Provided material:
## Begin

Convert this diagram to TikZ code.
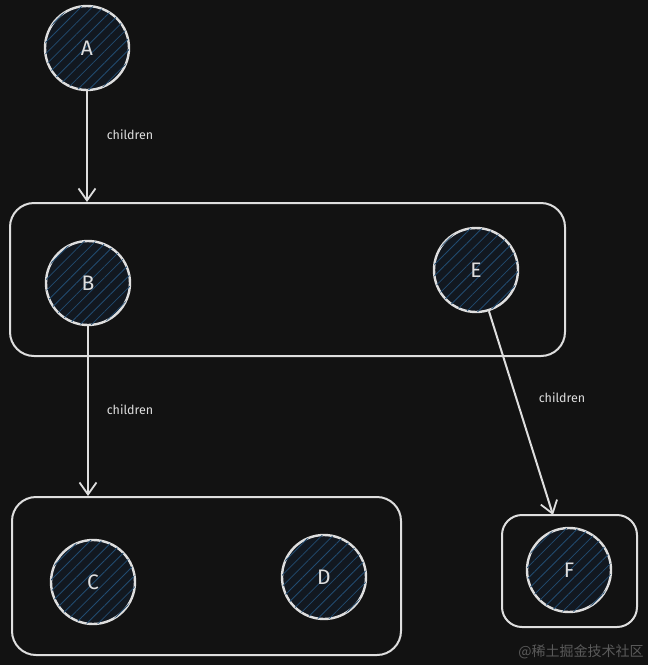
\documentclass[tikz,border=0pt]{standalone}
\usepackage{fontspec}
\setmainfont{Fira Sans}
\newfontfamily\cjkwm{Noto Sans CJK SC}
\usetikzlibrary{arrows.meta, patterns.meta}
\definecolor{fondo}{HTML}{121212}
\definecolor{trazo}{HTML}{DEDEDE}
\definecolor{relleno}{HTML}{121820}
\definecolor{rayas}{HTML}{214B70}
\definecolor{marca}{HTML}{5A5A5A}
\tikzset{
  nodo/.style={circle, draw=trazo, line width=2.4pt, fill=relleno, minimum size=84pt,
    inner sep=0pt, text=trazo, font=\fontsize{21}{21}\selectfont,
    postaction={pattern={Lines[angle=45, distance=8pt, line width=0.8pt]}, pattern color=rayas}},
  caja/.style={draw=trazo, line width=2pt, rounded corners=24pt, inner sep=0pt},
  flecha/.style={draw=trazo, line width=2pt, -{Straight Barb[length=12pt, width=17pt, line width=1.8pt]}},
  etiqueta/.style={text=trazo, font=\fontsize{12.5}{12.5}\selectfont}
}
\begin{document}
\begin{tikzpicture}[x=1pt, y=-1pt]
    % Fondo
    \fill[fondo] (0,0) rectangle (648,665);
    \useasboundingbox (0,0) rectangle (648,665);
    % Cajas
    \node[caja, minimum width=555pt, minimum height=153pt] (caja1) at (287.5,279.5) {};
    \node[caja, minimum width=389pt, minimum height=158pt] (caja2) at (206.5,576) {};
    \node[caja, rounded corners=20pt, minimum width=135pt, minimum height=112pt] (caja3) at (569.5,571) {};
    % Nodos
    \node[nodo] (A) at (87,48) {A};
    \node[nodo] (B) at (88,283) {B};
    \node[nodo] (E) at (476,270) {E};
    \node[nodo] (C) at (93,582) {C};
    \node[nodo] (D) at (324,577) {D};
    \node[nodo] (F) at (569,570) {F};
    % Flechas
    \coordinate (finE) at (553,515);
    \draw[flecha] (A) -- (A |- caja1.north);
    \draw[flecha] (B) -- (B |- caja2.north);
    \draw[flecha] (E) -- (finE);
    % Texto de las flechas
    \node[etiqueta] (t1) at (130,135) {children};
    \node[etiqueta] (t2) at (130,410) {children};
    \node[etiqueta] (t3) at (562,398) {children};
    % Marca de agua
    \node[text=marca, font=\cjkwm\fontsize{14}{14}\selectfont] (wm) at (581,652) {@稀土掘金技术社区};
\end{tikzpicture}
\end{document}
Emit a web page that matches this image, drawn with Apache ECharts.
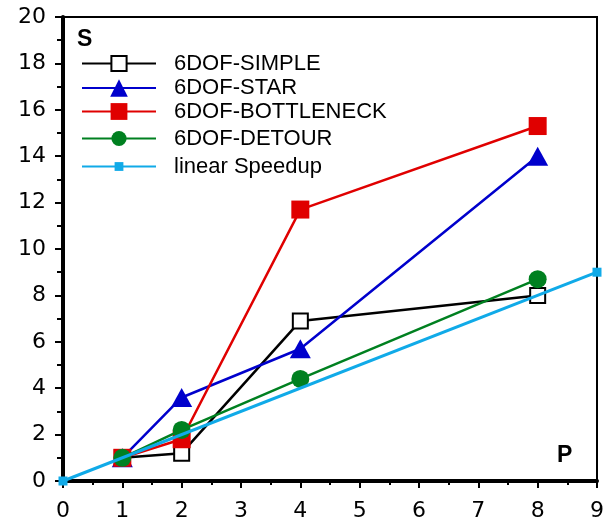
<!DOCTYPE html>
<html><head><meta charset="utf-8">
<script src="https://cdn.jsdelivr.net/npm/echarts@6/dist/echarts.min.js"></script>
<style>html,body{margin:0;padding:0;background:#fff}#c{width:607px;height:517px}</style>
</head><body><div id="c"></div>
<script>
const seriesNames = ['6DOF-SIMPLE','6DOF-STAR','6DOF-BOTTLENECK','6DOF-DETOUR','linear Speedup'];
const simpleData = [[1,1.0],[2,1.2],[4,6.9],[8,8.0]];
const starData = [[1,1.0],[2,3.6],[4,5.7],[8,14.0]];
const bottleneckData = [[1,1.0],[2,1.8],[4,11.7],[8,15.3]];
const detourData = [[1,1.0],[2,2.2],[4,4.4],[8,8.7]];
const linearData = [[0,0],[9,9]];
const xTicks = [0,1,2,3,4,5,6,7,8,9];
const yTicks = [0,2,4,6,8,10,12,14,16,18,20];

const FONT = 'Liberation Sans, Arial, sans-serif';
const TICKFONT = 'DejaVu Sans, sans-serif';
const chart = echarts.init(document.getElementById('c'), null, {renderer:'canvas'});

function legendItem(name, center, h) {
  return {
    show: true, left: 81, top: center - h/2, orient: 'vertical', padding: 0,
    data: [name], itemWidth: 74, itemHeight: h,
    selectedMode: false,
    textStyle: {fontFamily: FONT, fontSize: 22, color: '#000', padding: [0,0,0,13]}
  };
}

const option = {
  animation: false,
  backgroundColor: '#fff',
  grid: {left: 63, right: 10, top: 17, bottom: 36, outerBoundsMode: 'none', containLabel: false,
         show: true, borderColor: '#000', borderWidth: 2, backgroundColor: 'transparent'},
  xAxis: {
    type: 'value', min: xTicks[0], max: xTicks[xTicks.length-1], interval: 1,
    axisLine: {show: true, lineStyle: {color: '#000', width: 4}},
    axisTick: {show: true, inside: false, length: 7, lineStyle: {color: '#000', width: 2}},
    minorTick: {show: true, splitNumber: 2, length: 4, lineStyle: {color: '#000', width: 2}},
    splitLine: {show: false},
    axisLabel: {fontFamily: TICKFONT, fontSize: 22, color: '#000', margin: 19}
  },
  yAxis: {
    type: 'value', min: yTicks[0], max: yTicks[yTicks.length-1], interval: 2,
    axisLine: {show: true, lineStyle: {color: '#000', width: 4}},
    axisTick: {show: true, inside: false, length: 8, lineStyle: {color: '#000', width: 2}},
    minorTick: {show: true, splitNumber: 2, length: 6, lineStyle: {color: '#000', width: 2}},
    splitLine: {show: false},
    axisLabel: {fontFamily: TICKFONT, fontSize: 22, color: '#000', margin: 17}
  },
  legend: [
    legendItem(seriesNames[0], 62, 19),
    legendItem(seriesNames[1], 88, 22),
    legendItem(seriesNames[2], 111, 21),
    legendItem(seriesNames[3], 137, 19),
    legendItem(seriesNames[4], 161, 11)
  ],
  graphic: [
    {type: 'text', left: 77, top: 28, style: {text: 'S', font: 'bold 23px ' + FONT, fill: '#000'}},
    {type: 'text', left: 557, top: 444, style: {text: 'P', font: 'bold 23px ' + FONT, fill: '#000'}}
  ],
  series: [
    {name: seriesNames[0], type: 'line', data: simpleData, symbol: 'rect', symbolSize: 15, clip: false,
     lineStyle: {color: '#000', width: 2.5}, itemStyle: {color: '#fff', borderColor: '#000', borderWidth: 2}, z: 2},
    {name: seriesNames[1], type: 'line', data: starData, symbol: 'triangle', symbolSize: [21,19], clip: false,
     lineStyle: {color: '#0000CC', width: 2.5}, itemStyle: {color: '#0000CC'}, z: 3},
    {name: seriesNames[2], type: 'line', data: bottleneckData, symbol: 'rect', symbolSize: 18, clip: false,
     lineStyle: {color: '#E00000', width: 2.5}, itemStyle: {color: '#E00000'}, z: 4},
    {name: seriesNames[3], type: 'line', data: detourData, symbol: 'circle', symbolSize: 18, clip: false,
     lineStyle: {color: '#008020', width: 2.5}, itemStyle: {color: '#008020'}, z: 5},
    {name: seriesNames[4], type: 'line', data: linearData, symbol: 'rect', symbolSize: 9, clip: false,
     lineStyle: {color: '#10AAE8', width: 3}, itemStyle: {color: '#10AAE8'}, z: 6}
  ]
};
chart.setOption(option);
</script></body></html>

## End
## Begin

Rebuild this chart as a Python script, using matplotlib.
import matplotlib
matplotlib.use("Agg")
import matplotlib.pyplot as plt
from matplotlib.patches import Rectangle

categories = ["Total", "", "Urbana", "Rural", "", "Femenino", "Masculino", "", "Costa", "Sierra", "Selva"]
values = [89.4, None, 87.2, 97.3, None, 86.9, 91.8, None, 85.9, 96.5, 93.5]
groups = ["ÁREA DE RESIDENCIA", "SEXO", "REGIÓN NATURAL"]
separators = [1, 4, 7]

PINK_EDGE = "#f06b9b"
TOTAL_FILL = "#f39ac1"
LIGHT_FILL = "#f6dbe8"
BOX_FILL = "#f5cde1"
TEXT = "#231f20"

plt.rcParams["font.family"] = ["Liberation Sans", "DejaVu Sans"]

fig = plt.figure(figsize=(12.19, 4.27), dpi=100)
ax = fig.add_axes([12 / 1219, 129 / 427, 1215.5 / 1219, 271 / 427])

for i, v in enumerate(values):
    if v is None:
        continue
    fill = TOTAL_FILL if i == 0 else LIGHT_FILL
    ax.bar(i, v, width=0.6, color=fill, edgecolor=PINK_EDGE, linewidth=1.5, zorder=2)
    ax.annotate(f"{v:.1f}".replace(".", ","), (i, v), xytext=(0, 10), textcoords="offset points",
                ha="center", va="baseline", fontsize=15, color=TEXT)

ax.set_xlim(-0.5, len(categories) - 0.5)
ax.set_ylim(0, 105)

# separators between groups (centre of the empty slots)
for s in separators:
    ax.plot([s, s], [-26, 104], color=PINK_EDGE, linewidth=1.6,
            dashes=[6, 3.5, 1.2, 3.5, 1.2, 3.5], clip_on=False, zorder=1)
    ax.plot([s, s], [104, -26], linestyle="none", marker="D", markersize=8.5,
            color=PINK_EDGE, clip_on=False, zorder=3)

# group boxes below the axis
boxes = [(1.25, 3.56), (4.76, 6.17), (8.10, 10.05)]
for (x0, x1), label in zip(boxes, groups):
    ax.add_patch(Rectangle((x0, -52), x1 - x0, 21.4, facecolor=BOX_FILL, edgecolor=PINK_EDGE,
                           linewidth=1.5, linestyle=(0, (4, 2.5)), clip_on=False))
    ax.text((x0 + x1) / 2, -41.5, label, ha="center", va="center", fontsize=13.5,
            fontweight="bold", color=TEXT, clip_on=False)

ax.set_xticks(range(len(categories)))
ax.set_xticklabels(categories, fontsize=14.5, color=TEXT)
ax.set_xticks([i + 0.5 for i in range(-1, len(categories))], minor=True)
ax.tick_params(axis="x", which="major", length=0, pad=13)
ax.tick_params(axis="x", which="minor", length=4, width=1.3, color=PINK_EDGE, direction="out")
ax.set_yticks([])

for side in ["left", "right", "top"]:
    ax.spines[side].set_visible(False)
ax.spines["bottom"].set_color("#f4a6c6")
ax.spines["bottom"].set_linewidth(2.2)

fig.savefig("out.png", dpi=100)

## End

Problem to work on: Using the data above, repeat exactly the lines that begin at the line with "Rebuild this chart" and end at the line with "ax.set_ylim(0, 105)", both ends included.

Output:
Rebuild this chart as a Python script, using matplotlib.
import matplotlib
matplotlib.use("Agg")
import matplotlib.pyplot as plt
from matplotlib.patches import Rectangle

categories = ["Total", "", "Urbana", "Rural", "", "Femenino", "Masculino", "", "Costa", "Sierra", "Selva"]
values = [89.4, None, 87.2, 97.3, None, 86.9, 91.8, None, 85.9, 96.5, 93.5]
groups = ["ÁREA DE RESIDENCIA", "SEXO", "REGIÓN NATURAL"]
separators = [1, 4, 7]

PINK_EDGE = "#f06b9b"
TOTAL_FILL = "#f39ac1"
LIGHT_FILL = "#f6dbe8"
BOX_FILL = "#f5cde1"
TEXT = "#231f20"

plt.rcParams["font.family"] = ["Liberation Sans", "DejaVu Sans"]

fig = plt.figure(figsize=(12.19, 4.27), dpi=100)
ax = fig.add_axes([12 / 1219, 129 / 427, 1215.5 / 1219, 271 / 427])

for i, v in enumerate(values):
    if v is None:
        continue
    fill = TOTAL_FILL if i == 0 else LIGHT_FILL
    ax.bar(i, v, width=0.6, color=fill, edgecolor=PINK_EDGE, linewidth=1.5, zorder=2)
    ax.annotate(f"{v:.1f}".replace(".", ","), (i, v), xytext=(0, 10), textcoords="offset points",
                ha="center", va="baseline", fontsize=15, color=TEXT)

ax.set_xlim(-0.5, len(categories) - 0.5)
ax.set_ylim(0, 105)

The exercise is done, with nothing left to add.